→ PROBLEM DESCRIPTION: Retype only the lines from the top of the records to the line with "0.0140, 0.0150, 0.0154]", including that line but none of the pictures.

== DATA

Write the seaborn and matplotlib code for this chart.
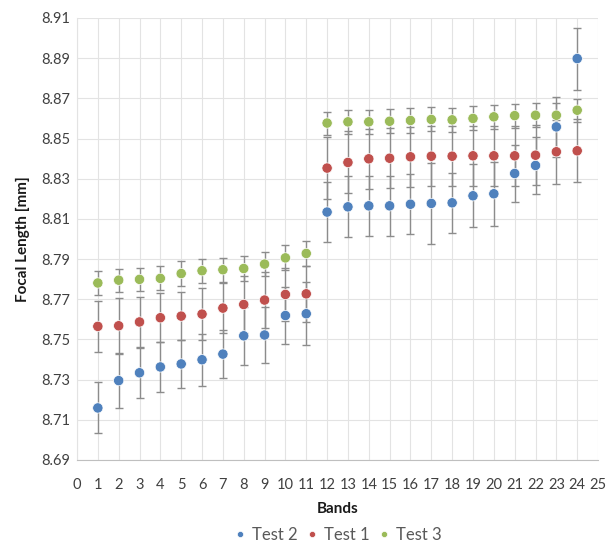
import numpy as np
import pandas as pd
import matplotlib
matplotlib.use("Agg")
import matplotlib.pyplot as plt
import seaborn as sns

# values
bands = list(range(1, 25))

test2 = [8.7159, 8.7295, 8.7334, 8.7363, 8.7378, 8.7399, 8.7427, 8.7518, 8.7522, 8.7619, 8.7628, 8.8134,
         8.8160, 8.8165, 8.8165, 8.8173, 8.8177, 8.8180, 8.8215, 8.8225, 8.8326, 8.8366, 8.8558, 8.8898]
test2_err = [0.0127, 0.0137, 0.0125, 0.0125, 0.0120, 0.0130, 0.0120, 0.0144, 0.0140, 0.0140, 0.0158, 0.0150,
             0.0152, 0.0148, 0.0150, 0.0150, 0.0200, 0.0150, 0.0156, 0.0158, 0.0140, 0.0140, 0.0150, 0.0154]

test1 = [8.7565, 8.7568, 8.7587, 8.7608, 8.7616, 8.7626, 8.7656, 8.7674, 8.7696, 8.7724, 8.7727, 8.8353,
         8.8381, 8.8399, 8.8402, 8.8409, 8.8412, 8.8412, 8.8414, 8.8414, 8.8414, 8.8417, 8.8434, 8.8439]
test1_err = [0.0127, 0.0140, 0.0123, 0.0122, 0.0120, 0.0130, 0.0125, 0.0140, 0.0140, 0.0130, 0.0140, 0.0155,
             0.0154, 0.0148, 0.0150, 0.0150, 0.0150, 0.0150, 0.0150, 0.0150, 0.0150, 0.0150, 0.0160, 0.0156]

test3 = [8.7781, 8.7795, 8.7799, 8.7804, 8.7828, 8.7842, 8.7847, 8.7853, 8.7875, 8.7906, 8.7928, 8.8577,
         8.8583, 8.8583, 8.8586, 8.8590, 8.8595, 8.8593, 8.8600, 8.8608, 8.8614, 8.8616, 8.8616, 8.8641]
test3_err = [0.0060, 0.0058, 0.0058, 0.0060, 0.0062, 0.0060, 0.0060, 0.0062, 0.0058, 0.0062, 0.0060, 0.0057,
             0.0060, 0.0060, 0.0060, 0.0060, 0.0060, 0.0060, 0.0060, 0.0060, 0.0060, 0.0060, 0.0060, 0.0058]

series_names = ["Test 2", "Test 1", "Test 3"]
colors = ["#4F81BD", "#C0504D", "#9BBB59"]
yticks = [8.69, 8.71, 8.73, 8.75, 8.77, 8.79, 8.81, 8.83, 8.85, 8.87, 8.89, 8.91]

data = pd.DataFrame({
    "band": bands * 3,
    "fl": test2 + test1 + test3,
    "err": test2_err + test1_err + test3_err,
    "test": [n for n in series_names for _ in bands],
})

sns.set_style("white")
plt.rcParams["font.family"] = ["Lato", "DejaVu Sans"]

fig = plt.figure(figsize=(6.13, 5.45), dpi=100)
ax = fig.add_axes([0.1256, 0.156, 0.85, 0.811])

# error bars first so the markers sit on top
for name in series_names:
    d = data[data["test"] == name]
    ax.errorbar(d["band"], d["fl"], yerr=d["err"], fmt="none", ecolor="#8C8C8C",
                elinewidth=1.0, capsize=3, capthick=1.0, zorder=2)

sns.scatterplot(data=data, x="band", y="fl", hue="test", hue_order=series_names,
                palette=colors, s=55, edgecolor="white", linewidth=0.5, ax=ax, zorder=3)

ax.set_xlim(0, 25)
ax.set_ylim(8.69, 8.91)
ax.set_xticks(range(0, 26))
ax.set_yticks(yticks)
ax.set_yticklabels([f"{v:.2f}" for v in yticks])
ax.grid(True, color="#E3E3E3", linewidth=0.8)
ax.set_axisbelow(True)
for side in ["top", "right"]:
    ax.spines[side].set_visible(False)
ax.spines["left"].set_color("#E3E3E3")
ax.spines["bottom"].set_color("#BFBFBF")
ax.tick_params(axis="both", length=0, labelsize=10.5, colors="#404040")
ax.tick_params(axis="y", pad=5)
ax.tick_params(axis="x", pad=13)

ax.set_xlabel("Bands", fontsize=11, fontweight="bold", color="#1a1a1a", labelpad=7)
ax.set_ylabel("Focal Length [mm]", fontsize=11, fontweight="bold", color="#1a1a1a", labelpad=8)

ax.legend(loc="upper center", bbox_to_anchor=(0.5, -0.128), ncol=3, frameon=False,
          fontsize=12, handlelength=0.8, handletextpad=0.3, columnspacing=0.5,
          markerscale=0.6, labelcolor="#595959", borderaxespad=0.2)

fig.savefig("out.png", dpi=100)
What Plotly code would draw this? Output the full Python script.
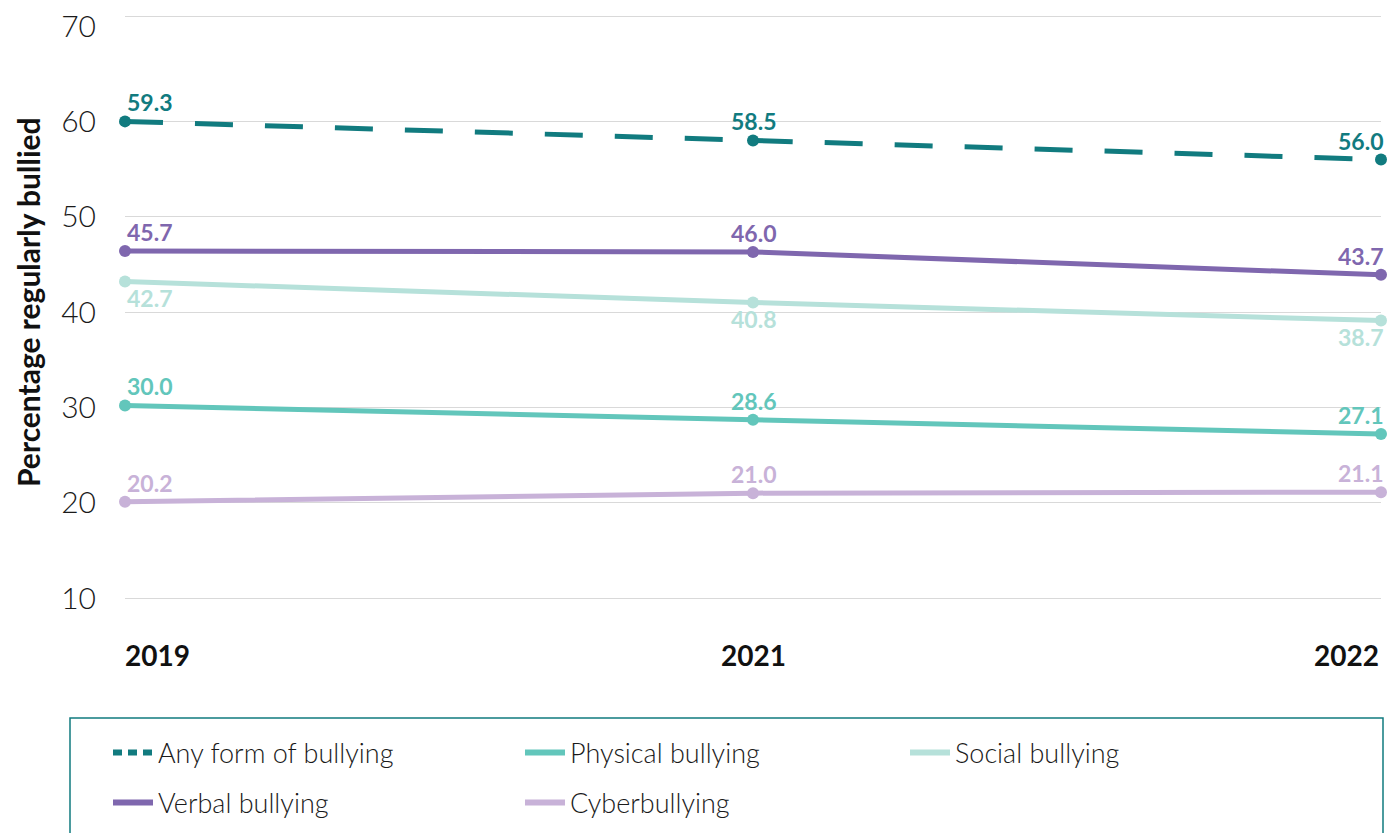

====

→ SOLVED PROBLEM:
Write the seaborn and matplotlib code for this chart.
import numpy as np
import pandas as pd
import matplotlib
matplotlib.use("Agg")
import matplotlib.pyplot as plt
import seaborn as sns

# values
bands = list(range(1, 25))

test2 = [8.7159, 8.7295, 8.7334, 8.7363, 8.7378, 8.7399, 8.7427, 8.7518, 8.7522, 8.7619, 8.7628, 8.8134,
         8.8160, 8.8165, 8.8165, 8.8173, 8.8177, 8.8180, 8.8215, 8.8225, 8.8326, 8.8366, 8.8558, 8.8898]
test2_err = [0.0127, 0.0137, 0.0125, 0.0125, 0.0120, 0.0130, 0.0120, 0.0144, 0.0140, 0.0140, 0.0158, 0.0150,
             0.0152, 0.0148, 0.0150, 0.0150, 0.0200, 0.0150, 0.0156, 0.0158, 0.0140, 0.0140, 0.0150, 0.0154]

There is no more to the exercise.